Here, the FGA 14.5, a chassis platform that’s intended to be customized for specialized use. It’s built on MB’s G-class SUV’s–which themselves were engineered to be modular, so that they could eventually be reconfigured for myriad uses:
And finally, MB is producing two trucks similar to armored Humvees, the LAPV 6.X and 7.X (pictured below), both of which will allow Mercedes investments in modular truck designs to pay dividends via military business. The 6.X is built upon the same modular system as the G-class SUV, while the 7.X uses the system from the Unimog, MB’s legendary go-anywhere vehicle. Both are intended to serve as heavy duty recon trucks, with level 3 protection–that is, enough to stop a 7.62mm shell at 30 meters. (In short, don’t shoot at these things unless you’ve got a gun that’s too big to carry comfortably.) The German military has already ordered up the 6.X.

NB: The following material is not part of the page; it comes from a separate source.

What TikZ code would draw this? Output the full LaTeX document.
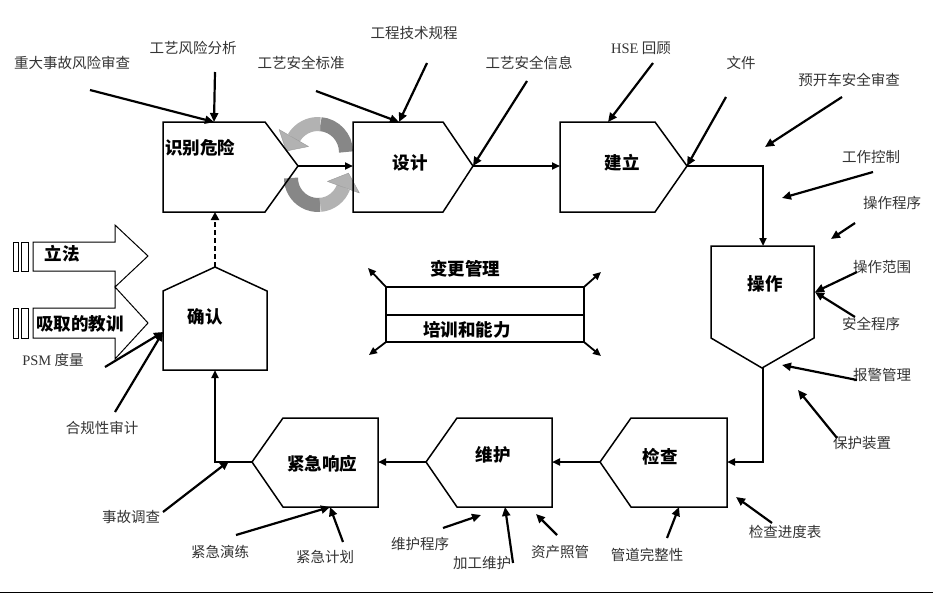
\documentclass[tikz,border=0pt]{standalone}
\usepackage{fontspec}
\setmainfont{Liberation Serif}
\newfontfamily\cjk{Noto Sans CJK SC}
\usetikzlibrary{arrows.meta}
\begin{document}
\begin{tikzpicture}[x=1pt,y=-1pt,
  shp/.style={draw, line width=1.5pt, line join=miter},
  bigarr/.style={draw, line width=1pt, line join=miter},
  flow/.style={line width=2pt, -{Triangle[length=8pt,width=7pt]}},
  feed/.style={line width=2.2pt, -{Triangle[length=9pt,width=8pt]}},
  dashflow/.style={line width=2.6pt, dash pattern=on 5pt off 3pt, -{Triangle[length=8pt,width=8pt]}},
  lbl/.style={font=\cjk\fontsize{14.5}{15}\selectfont, text=black!80, inner sep=0pt},
  ttl/.style={font=\cjk\bfseries\fontsize{17.5}{18}\selectfont, inner sep=0pt},
  darkrib/.style={draw=black!47, line width=14pt},
  lightrib/.style={draw=black!30, line width=14pt},
  ribhead/.style={fill=black!30, draw=black!40, line width=0.4pt, line join=round},
]
\useasboundingbox (0,0) rectangle (933,594);

% ---------- rotating ribbons ----------
\draw[darkrib] (346,152) arc[start angle=0, end angle=-85, radius=28];
\draw[lightrib] (318,152) ++(-85:28) arc[start angle=-85, end angle=-150, radius=28];
\filldraw[ribhead] (308.5,146.5) -- (279.1,129.5) -- (286.3,151) -- cycle;
\draw[darkrib] (291,178) arc[start angle=180, end angle=85, radius=27];
\draw[lightrib] (318,178) ++(85:27) arc[start angle=85, end angle=20, radius=27];
\filldraw[ribhead] (359.4,193) -- (327.4,181.4) -- (348.5,173.1) -- cycle;

% ---------- process shapes ----------
\draw[shp] (163,122) -- (265,122) -- (298,166) -- (265,212) -- (163,212) -- cycle;
\draw[shp] (353,122) -- (443,122) -- (473,166) -- (443,212) -- (353,212) -- cycle;
\draw[shp] (560,122) -- (655,122) -- (687,166) -- (655,212) -- (560,212) -- cycle;
\draw[shp] (711,246) -- (814,246) -- (814,338) -- (762,368) -- (711,338) -- cycle;
\draw[shp] (727,418) -- (727,507) -- (631,507) -- (600,462) -- (631,418) -- cycle;
\draw[shp] (552,418) -- (552,507) -- (457,507) -- (426,462) -- (457,418) -- cycle;
\draw[shp] (378,418) -- (378,507) -- (283,507) -- (252,462) -- (283,418) -- cycle;
\draw[shp] (163,370) -- (267,370) -- (267,291) -- (215,267) -- (163,291) -- cycle;

\node[ttl, anchor=west] (tA) at (165,148) {识别危险};
\node[ttl] (tB) at (410,163) {设计};
\node[ttl] (tC) at (622,163) {建立};
\node[ttl] (tD) at (765,284) {操作};
\node[ttl] (tE) at (660,457) {检查};
\node[ttl] (tF) at (493,455) {维护};
\node[ttl] (tG) at (322,464) {紧急响应};
\node[ttl] (tH) at (205,317) {确认};

% anchor coordinates
\coordinate (Atip) at (298,166);
\coordinate (Atop) at (214,122);
\coordinate (Abot) at (215,212);
\coordinate (Bleft) at (353,166);
\coordinate (Btip) at (473,166);
\coordinate (Btop) at (399,122);
\coordinate (Cleft) at (560,166);
\coordinate (Ctip) at (687,166);
\coordinate (Ctop) at (608,122);
\coordinate (Dtop) at (763,246);
\coordinate (Dapex) at (763,368);
\coordinate (Dright) at (815,292);
\coordinate (Eright) at (727,462);
\coordinate (Etip) at (600,462);
\coordinate (Ebot) at (679,507);
\coordinate (Fright) at (552,462);
\coordinate (Ftip) at (426,462);
\coordinate (Fbot) at (505,507);
\coordinate (Gright) at (378,462);
\coordinate (Gtip) at (252,462);
\coordinate (Gbot) at (330,507);
\coordinate (Hbot) at (215,370);
\coordinate (Hapex) at (215,267);
\coordinate (Hleft) at (163,332);

% main flow
\draw[flow] (Atip) -- (Bleft);
\draw[flow] (Btip) -- (Cleft);
\draw[flow] (Ctip) -| (Dtop);
\draw[flow] (Dapex) |- (Eright);
\draw[flow] (Etip) -- (Fright);
\draw[flow] (Ftip) -- (Gright);
\draw[flow] (Gtip) -| (Hbot);
\draw[dashflow] (Hapex) -- (Abot);

% ---------- left big arrows ----------
\draw[bigarr] (33,242) -- (115,242) -- (115,225) -- (148,256) -- (115,287) -- (115,271) -- (33,271) -- cycle;
\draw[bigarr] (13,242) rectangle (18,271);
\draw[bigarr] (21,242) rectangle (28,271);
\draw[bigarr] (33,308) -- (115,308) -- (115,287) -- (148,323) -- (115,359) -- (115,338) -- (33,338) -- cycle;
\draw[bigarr] (13,308) rectangle (18,338);
\draw[bigarr] (21,308) rectangle (28,338);
\node[ttl] (law) at (62,254) {立法};
\node[ttl] (lesson) at (80,324) {吸取的教训};

% ---------- central box ----------
\draw[shp] (386,287) rectangle (584,342);
\draw[shp] (386,315) -- (584,315);
\coordinate (cTL) at (386,287);
\coordinate (cTR) at (584,287);
\coordinate (cBL) at (386,342);
\coordinate (cBR) at (584,342);
\coordinate (oTL) at (368,268);
\coordinate (oTR) at (601,272);
\coordinate (oBL) at (369,355);
\coordinate (oBR) at (601,356);
\draw[flow, line width=1.8pt] (cTL) -- (oTL);
\draw[flow, line width=1.8pt] (cTR) -- (oTR);
\draw[flow, line width=1.8pt] (cBL) -- (oBL);
\draw[flow, line width=1.8pt] (cBR) -- (oBR);
\node[ttl] (moc) at (465,269) {变更管理};
\node[ttl] (train) at (467,330) {培训和能力};

% ---------- labels ----------
\node[lbl] (l1) at (72,63) {重大事故风险审查};
\node[lbl] (l2) at (193,48) {工艺风险分析};
\node[lbl] (l3) at (301,63) {工艺安全标准};
\node[lbl] (l4) at (414,33) {工程技术规程};
\node[lbl] (l5) at (529,63) {工艺安全信息};
\node[lbl] (l6) at (641,48) {{\rmfamily HSE} 回顾};
\node[lbl] (l7) at (741,63) {文件};
\node[lbl] (l8) at (849,80) {预开车安全审查};
\node[lbl] (l9) at (871,157) {工作控制};
\node[lbl] (l10) at (892,203) {操作程序};
\node[lbl] (l11) at (882,267) {操作范围};
\node[lbl] (l12) at (871,324) {安全程序};
\node[lbl] (l13) at (882,375) {报警管理};
\node[lbl] (l14) at (862,443) {保护装置};
\node[lbl] (l15) at (785,532) {检查进度表};
\node[lbl] (l16) at (647,555) {管道完整性};
\node[lbl] (l17) at (560,552) {资产照管};
\node[lbl] (l18) at (482,563) {加工维护};
\node[lbl] (l19) at (420,544) {维护程序};
\node[lbl] (l20) at (325,557) {紧急计划};
\node[lbl] (l21) at (220,552) {紧急演练};
\node[lbl] (l22) at (131,517) {事故调查};
\node[lbl] (l23) at (102,428) {合规性审计};
\node[lbl] (l24) at (53,360) {{\rmfamily PSM} 度量};

% feed arrow start / free end coordinates
\coordinate (s1) at (90,90);
\coordinate (s2) at (215,72);
\coordinate (s3) at (316,91);
\coordinate (s4) at (427,63);
\coordinate (s5) at (527,81);
\coordinate (s6) at (653,63);
\coordinate (s7) at (726,97);
\coordinate (s8) at (842,97);   \coordinate (e8) at (765,147);
\coordinate (s9) at (873,172);  \coordinate (e9) at (782,198);
\coordinate (s10) at (855,223); \coordinate (e10) at (831,239);
\coordinate (s11) at (857,272);
\coordinate (s12) at (855,317);
\coordinate (s13) at (857,380); \coordinate (e13) at (782,365);
\coordinate (s14) at (837,438); \coordinate (e14) at (798,390);
\coordinate (s15) at (772,523); \coordinate (e15) at (736,497);
\coordinate (s16) at (667,538);
\coordinate (s17) at (557,535); \coordinate (e17) at (536,514);
\coordinate (s18) at (513,563);
\coordinate (s19) at (443,528); \coordinate (e19) at (481,515);
\coordinate (s20) at (343,542);
\coordinate (s21) at (236,535);
\coordinate (s22) at (163,512); \coordinate (e22) at (229,461);
\coordinate (s23) at (105,367);
\coordinate (s24) at (115,412);

\draw[feed] (s1) -- (Atop);
\draw[feed] (s2) -- (Atop);
\draw[feed] (s3) -- (Btop);
\draw[feed] (s4) -- (Btop);
\draw[feed] (s5) -- (Btip);
\draw[feed] (s6) -- (Ctop);
\draw[feed] (s7) -- (Ctip);
\draw[feed] (s8) -- (e8);
\draw[feed] (s9) -- (e9);
\draw[feed] (s10) -- (e10);
\draw[feed] (s11) -- (Dright);
\draw[feed] (s12) -- (Dright);
\draw[feed] (s13) -- (e13);
\draw[feed] (s14) -- (e14);
\draw[feed] (s15) -- (e15);
\draw[feed] (s16) -- (Ebot);
\draw[feed] (s17) -- (e17);
\draw[feed] (s18) -- (Fbot);
\draw[feed] (s19) -- (e19);
\draw[feed] (s20) -- (Gbot);
\draw[feed] (s21) -- (Gbot);
\draw[feed] (s22) -- (e22);
\draw[feed] (s23) -- (Hleft);
\draw[feed] (s24) -- (Hleft);

% bottom rule
\coordinate (bl) at (0,592.5);
\coordinate (br) at (933,592.5);
\draw[line width=1.5pt] (bl) -- (br);
\end{tikzpicture}
\end{document}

Military vehicles are a natural fit for the company–they’ve already got 5,000 heavy service centers in 160 countries, which means they can send parts and mechanics almost anywhere in the world on short notice.
But you probably won’t be seeing these in the U.S. military anytime soon–American armed forces are heavily invested in the Humvee platform, and that means billions and billions sunk into a supply chain that can’t readily be re-engineered for another vehicle. (Not to mention the politics of sending a contract for vehicles abroad.)